The second set began with Big Mama Thornton's "Unlucky Girl'', a rocking blues that was beautifully executed. Then they came up with the goods on Willie Dixon's "Spoonful", played with a slow reverb and plenty of passion, which went down extremely well. The Jimmy Rushing/Count Basie song "I'm Going To Chicago" was very smooth flowing with lovely guitar licks and the bass driving the rhythm. Throughout the evening Mike's slide playing was excellent with just the right amount injected where it fitted best. They performed a melodic version of Leadbelly's "Midnight Special" with harmony vocals on the chorus. There was a good run of songs by female artists - Ella James. Memphis Minnie and Ella Fitzgerald - to whet the appetite and which were greatly appreciated by the crowd. There is always a bit of the 'unknown quantity' factor with an act's first time visit, not knowing what to expect, but these two came across as warm, witty and passionate about their music and won the crowd over particularly on the strength of their musicianship which was exemplary.
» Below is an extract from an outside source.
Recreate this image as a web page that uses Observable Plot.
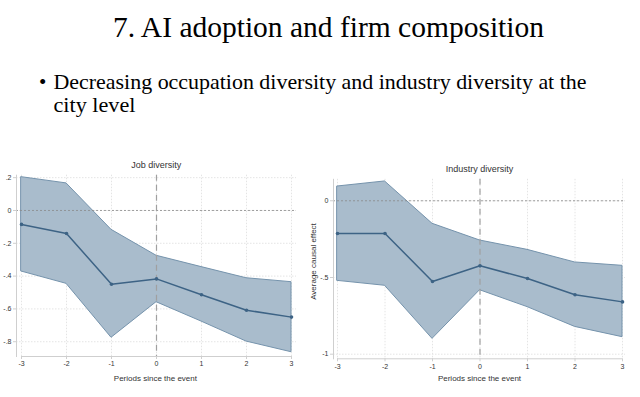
<!DOCTYPE html>
<html>
<head>
<meta charset="utf-8">
<script src="https://cdn.jsdelivr.net/npm/d3@7"></script>
<script src="https://cdn.jsdelivr.net/npm/@observablehq/plot@0.6"></script>
<style>
  html, body { margin:0; padding:0; background:#fff; width:640px; height:397px; overflow:hidden; }
  #page { position:relative; width:640px; height:397px; }
  .chart { position:absolute; top:155px; }
  #left { left:0px; }
  #right { left:300px; }
  #overlay { position:absolute; left:0; top:0; }
  .serif { font-family: "Liberation Serif", "Times New Roman", serif; fill:#000; }
  .sans { font-family: "Liberation Sans", Arial, sans-serif; fill:#333; }
</style>
</head>
<body>
<div id="page">
  <div id="left" class="chart"></div>
  <div id="right" class="chart"></div>
  <svg id="overlay" width="640" height="397">
    <text class="serif" x="113" y="37" font-size="29.5">7. AI adoption and firm composition</text>
    <text class="serif" x="39" y="88.5" font-size="21">•</text>
    <text class="serif" x="53.5" y="88.5" font-size="21" textLength="533" lengthAdjust="spacingAndGlyphs">Decreasing occupation diversity and industry diversity at the</text>
    <text class="serif" x="53.5" y="112.2" font-size="21" textLength="82" lengthAdjust="spacingAndGlyphs">city level</text>
    <text class="sans" x="156.3" y="168.3" text-anchor="middle" font-size="9">Job diversity</text>
    <text class="sans" x="479.5" y="172" text-anchor="middle" font-size="9">Industry diversity</text>
    <text class="sans" x="155.4" y="381" text-anchor="middle" font-size="8">Periods since the event</text>
    <text class="sans" x="479.5" y="381" text-anchor="middle" font-size="8">Periods since the event</text>
    <text class="sans" transform="translate(315.5,261.5) rotate(-90)" text-anchor="middle" font-size="8">Average causal effect</text>
  </svg>
</div>
<script>
// ---- data ----
const periods = [-3, -2, -1, 0, 1, 2, 3];

const jobEst   = [-0.085, -0.140, -0.450, -0.417, -0.514, -0.608, -0.650];
const jobUpper = [ 0.203,  0.165, -0.118, -0.276, -0.345, -0.413, -0.437];
const jobLower = [-0.372, -0.447, -0.776, -0.559, -0.677, -0.799, -0.864];
const jobTicks = [0.2, 0, -0.2, -0.4, -0.6, -0.8];

const indEst   = [-0.213, -0.213, -0.526, -0.424, -0.507, -0.613, -0.659];
const indUpper = [ 0.093,  0.126, -0.150, -0.259, -0.320, -0.402, -0.424];
const indLower = [-0.522, -0.554, -0.900, -0.583, -0.693, -0.822, -0.889];
const indTicks = [0, -0.5, -1];

const stataFmt = d => d === 0 ? "0" : String(d).replace("0.", ".");

function chart(o) {
  const data = periods.map((p, i) => ({p, est: o.est[i], lo: o.lower[i], hi: o.upper[i]}));
  const H = 235;
  const [yBot, yTop] = o.yRange;
  const marks = [
    Plot.gridX(periods, {stroke: "#e4e4e4", strokeOpacity: 1, strokeDasharray: "1.5,1.5"}),
    Plot.gridY(o.ticks, {stroke: "#e4e4e4", strokeOpacity: 1, strokeDasharray: "1.5,1.5"}),
    Plot.areaY(data, {x: "p", y1: "lo", y2: "hi", fill: "#a9bccc", stroke: "#7593ac", strokeWidth: 1}),
    Plot.ruleY([0], {stroke: "#8a8a8a", strokeDasharray: "2,2", strokeWidth: 0.8}),
    Plot.ruleX([0], {stroke: "#a0a0a0", strokeDasharray: "6,4", strokeWidth: 1.2}),
    Plot.line(data, {x: "p", y: "est", stroke: "#3d6385", strokeWidth: 1.5}),
    Plot.dot(data, {x: "p", y: "est", r: 1.8, fill: "#3d6385", stroke: "none"}),
    Plot.ruleY([o.yDomain[0]], {x1: periods[0], x2: periods[periods.length - 1], stroke: "#cfcfcf", strokeWidth: 1}),
    Plot.frame({anchor: "left", stroke: "#cfcfcf"}),
    Plot.axisX(periods, {tickSize: 3, tickPadding: 2, stroke: "#cfcfcf", fill: "#333", fontSize: 7,
      tickFormat: d => String(d), label: null}),
    Plot.axisY(o.ticks, {tickSize: 3, tickPadding: 2, stroke: "#cfcfcf", fill: "#333", fontSize: 7,
      tickFormat: stataFmt, label: null})
  ];
  return Plot.plot({
    width: o.width, height: H,
    marginLeft: o.ml, marginRight: o.mr, marginTop: yTop, marginBottom: H - yBot,
    x: {domain: [periods[0], periods[periods.length - 1]], range: o.xRange},
    y: {domain: o.yDomain, range: o.yRange},
    style: {fontFamily: "Liberation Sans, Arial, sans-serif", fontSize: "7px", color: "#333", background: "transparent", overflow: "visible"},
    marks
  });
}

document.getElementById("left").append(chart({
  width: 310, ml: 16, mr: 14, xRange: [21, 291],
  yDomain: [-0.89, 0.215], yRange: [201, 19.7],
  est: jobEst, upper: jobUpper, lower: jobLower, ticks: jobTicks
}));

document.getElementById("right").append(chart({
  width: 340, ml: 33, mr: 15, xRange: [37, 322],
  yDomain: [-1.03, 0.14], yRange: [203.3, 23.8],
  est: indEst, upper: indUpper, lower: indLower, ticks: indTicks
}));
</script>
</body>
</html>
They played two encores. Willie Nelson's "Night Life" was beautifully expressive, especially the vocals. "Sitting On Top Of The World" followed; that was simply great r & b. If there were any justice in the fickle world of UK blues and roots music, Burke and McGillivray would by now be household names. With more arts centre style exposure, that prospect can't be too far away.

A thoroughly enjoyable evening - one which will be repeated in the not too distant future.